Am 25. September wollen nun Gruppen der Bewegung der »Empörten« (15-M) das Parlamentsgebäude umzingeln und – so die ursprüngliche Ankündigung – so lange blockieren, bis die Regierung zurücktritt. Das sei illegal, wetterte bereits Madrids Regierungsdelegierte Cristina Cifuentes, die Spaniens Zentralkabinett in der Hauptstadt vertritt. Zum einen sei die Demonstration bislang nicht angemeldet worden, zum anderen dürfe ohnehin an diesem Tag und an diesem Ort keine Kundgebung stattfinden, weil das Parlament tage. »Die Nationale Polizei wird die Sicherheit der Bürger und die öffentliche Ordnung garantieren«, drohte sie gegenüber der Tageszeitung El País.

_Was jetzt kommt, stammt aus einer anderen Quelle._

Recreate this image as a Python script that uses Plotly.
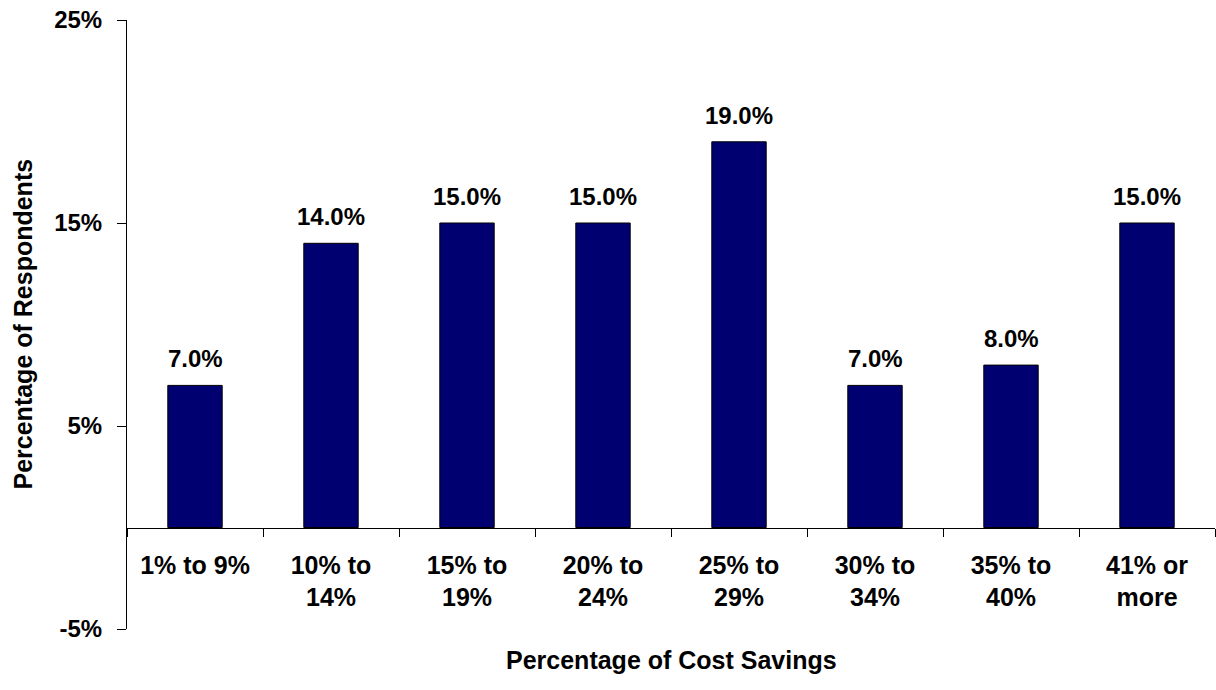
import plotly.graph_objects as go

categories = ["1% to 9%", "10% to<br>14%", "15% to<br>19%", "20% to<br>24%",
              "25% to<br>29%", "30% to<br>34%", "35% to<br>40%", "41% or<br>more"]
values = [7.0, 14.0, 15.0, 15.0, 19.0, 7.0, 8.0, 15.0]
y_ticks = [-5, 5, 15, 25]
y_tick_labels = ["-5%", "5%", "15%", "25%"]

FONT = "Liberation Sans, Arial, sans-serif"

fig = go.Figure()
fig.add_trace(go.Bar(
    x=categories, y=values,
    marker=dict(color="#000070", line=dict(color="black", width=1)),
    hoverinfo="skip",
))

for c, v in zip(categories, values):
    fig.add_annotation(x=c, y=v, text=f"<b>{v:.1f}%</b>", showarrow=False,
                       yanchor="bottom", yshift=11,
                       font=dict(family=FONT, size=24, color="black"))

fig.update_layout(
    width=1216, height=690,
    margin=dict(l=127, r=1, t=20, b=61),
    paper_bgcolor="white", plot_bgcolor="white",
    bargap=0.6, showlegend=False,
    font=dict(family=FONT, color="black"),
    xaxis=dict(
        anchor="free", position=1/6,
        showline=True, linecolor="black", linewidth=1,
        ticks="outside", tickson="boundaries", ticklen=8, tickcolor="black",
        ticklabelstandoff=15,
        tickfont=dict(family=FONT, size=25, color="black", weight="bold"),
        showgrid=False, zeroline=False,
    ),
    yaxis=dict(
        range=[-5, 25], tickvals=y_ticks, ticktext=y_tick_labels,
        showline=True, linecolor="black", linewidth=1,
        ticks="outside", ticklen=9, tickcolor="black",
        ticklabelstandoff=10,
        tickfont=dict(family=FONT, size=24, color="black", weight="bold"),
        showgrid=False, zeroline=False,
    ),
)

fig.add_annotation(xref="paper", yref="paper", x=0.5, y=-0.025,
                   text="<b>Percentage of Cost Savings</b>", showarrow=False,
                   yanchor="top", font=dict(family=FONT, size=25, color="black"))
fig.add_annotation(xref="paper", yref="paper", x=-0.0965, y=0.5, xanchor="center",
                   text="<b>Percentage of Respondents</b>", showarrow=False,
                   textangle=-90, font=dict(family=FONT, size=25, color="black"))

fig.write_html("out.html")
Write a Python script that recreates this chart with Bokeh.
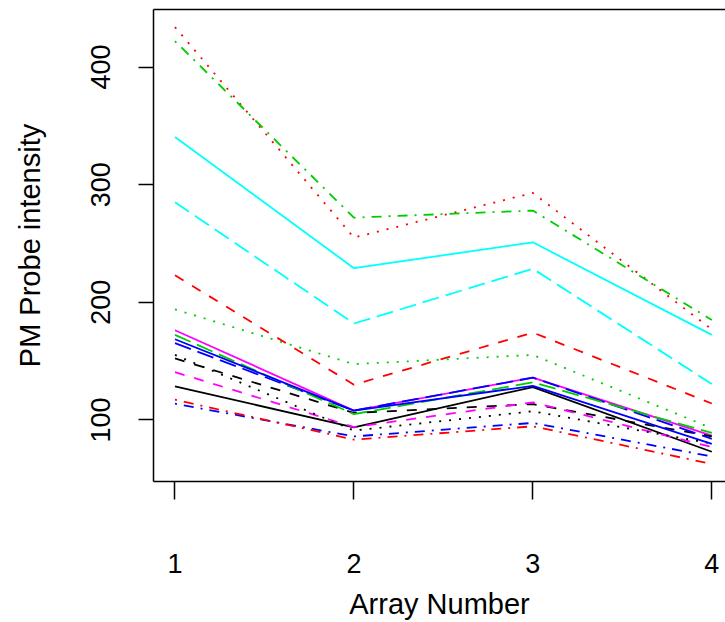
from bokeh.plotting import figure
from bokeh.models import LinearAxis, FixedTicker, Range1d
from bokeh.embed import file_html
from bokeh.resources import INLINE

# x positions (array numbers)
arrays = [1, 2, 3, 4]

# PM probe intensities, one list per probe (columns of the matplot)
probe_01 = [128.5, 93.8, 128.0, 73.0]
probe_02 = [223.0, 130.0, 174.3, 114.0]
probe_03 = [194.0, 147.5, 155.3, 93.0]
probe_04 = [113.8, 86.0, 97.5, 69.0]
probe_05 = [285.0, 182.0, 228.5, 130.5]
probe_06 = [176.3, 108.0, 136.0, 86.7]
probe_07 = [152.3, 106.0, 113.5, 86.0]
probe_08 = [434.0, 255.0, 293.0, 177.0]
probe_09 = [422.0, 272.0, 278.0, 185.0]
probe_10 = [165.3, 108.0, 136.0, 84.0]
probe_11 = [340.6, 229.0, 251.0, 172.3]
probe_12 = [140.7, 94.0, 115.0, 77.0]
probe_13 = [155.3, 91.0, 107.4, 80.0]
probe_14 = [117.2, 83.3, 94.6, 62.6]
probe_15 = [172.3, 105.0, 132.0, 89.0]
probe_16 = [168.6, 108.0, 129.0, 79.6]

probes = [probe_01, probe_02, probe_03, probe_04, probe_05, probe_06, probe_07, probe_08,
          probe_09, probe_10, probe_11, probe_12, probe_13, probe_14, probe_15, probe_16]

x_ticks = [1, 2, 3, 4]
y_ticks = [100, 200, 300, 400]

palette = ["#000000", "#FF0000", "#00CD00", "#0000FF", "#00FFFF", "#FF00FF"]
dashes = ["solid", "10 10", "2 8", "2 7 10 7", "17 7"]

FONT = "Liberation Sans"

p = figure(width=725, height=622, output_backend="svg", toolbar_location=None,
           x_range=Range1d(0.88, 4.0766), y_range=Range1d(47.7, 448.9),
           min_border_left=153, min_border_right=0, min_border_top=9,
           min_border_bottom=140, x_axis_location=None, y_axis_location=None)
p.outline_line_color = None
p.xgrid.visible = False
p.ygrid.visible = False
p.background_fill_color = "white"
p.border_fill_color = "white"

for i, vals in enumerate(probes):
    p.line(arrays, vals, line_color=palette[i % 6], line_dash=dashes[i % 5],
           line_width=1.8)

xaxis = LinearAxis(ticker=FixedTicker(ticks=x_ticks), axis_label="Array Number")
xaxis.major_tick_out = 18
xaxis.major_tick_in = 0
xaxis.minor_tick_out = 0
xaxis.minor_tick_in = 0
xaxis.major_label_standoff = 54
xaxis.axis_label_standoff = 12
xaxis.axis_line_width = 1.5
xaxis.major_tick_line_width = 1.5
xaxis.axis_line_color = "black"
xaxis.major_tick_line_color = "black"
xaxis.major_label_text_color = "black"
xaxis.axis_label_text_color = "black"
xaxis.major_label_text_font = FONT
xaxis.major_label_text_font_size = "27px"
xaxis.axis_label_text_font = FONT
xaxis.axis_label_text_font_size = "29px"
xaxis.axis_label_text_font_style = "normal"
p.add_layout(xaxis, "below")

yaxis = LinearAxis(ticker=FixedTicker(ticks=y_ticks), axis_label="PM Probe intensity")
yaxis.major_tick_out = 15
yaxis.major_tick_in = 0
yaxis.minor_tick_out = 0
yaxis.minor_tick_in = 0
yaxis.major_label_orientation = "vertical"
yaxis.major_label_standoff = 28
yaxis.axis_label_standoff = 43
yaxis.axis_line_width = 1.5
yaxis.major_tick_line_width = 1.5
yaxis.axis_line_color = "black"
yaxis.major_tick_line_color = "black"
yaxis.major_label_text_color = "black"
yaxis.axis_label_text_color = "black"
yaxis.major_label_text_font = FONT
yaxis.major_label_text_font_size = "27px"
yaxis.axis_label_text_font = FONT
yaxis.axis_label_text_font_size = "29px"
yaxis.axis_label_text_font_style = "normal"
p.add_layout(yaxis, "left")

top = LinearAxis(ticker=FixedTicker(ticks=[]))
top.major_tick_out = 0
top.major_tick_in = 0
top.minor_tick_out = 0
top.minor_tick_in = 0
top.major_label_text_font_size = "0px"
top.axis_line_width = 1.5
top.axis_line_color = "black"
p.add_layout(top, "above")

open("out.html", "w").write(file_html(p, INLINE))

Schon im August hatte sie den Organisatoren der Aktion vorgeworfen, einen »verdeckten Putsch« vorzubereiten.

Llamazares wies solche Vorwürfe am Montag zurück und warf Cifuentes und andere hochrangige Regierungsvertreter vor, die Bewegung zu kriminalisieren. »In Spanien sind die Staatsstreiche immer von oben verübt worden«, stellte er klar und nannte als deren Verantwortliche die Spitzen der Wirtschaft, des Militärs und des Klerus. Obwohl seine IU zu einem »demokratischen Aufstand« zum Sturz der Regierung aufruft, mobilisiert sie öffentlich nicht für die Umzingelung des Parlaments. Demgegenüber erklärte die Kommunistische Partei Spaniens (PCE), die in dem Bündnis die stärkste Kraft darstellt, sie beteilige sich »so wie andere« an der Vorbereitung der Aktion. »Wir müssen dort sein, wo die Bewegungen sind«, erklärte die in der Parteiführung dafür zuständige Felicitas Velazquez im Internetportal La República.

Wie viele Menschen sich am kommenden Dienstag tatsächlich an der Aktion beteiligen werden, ist schwer abzuschätzen. Die Organisatoren hoffen auf »Tausende« Menschen, die nicht nur in Madrid, sondern auch vor Dutzenden weiteren öffentlichen Gebäuden in ganz Spanien protestieren werdem. Die für ihre spektakulären Kampagnen bekannte Andalusische Arbeitergewerkschaft (SAT) jedenfalls fährt nicht nach Madrid. Sie ruft gleichzeitig zu einer ähnlichen Aktion vor dem andalusischen Regionalparlament in Sevilla auf, um gegen die hohe Erwerbslosigkeit in der Region zu protestieren.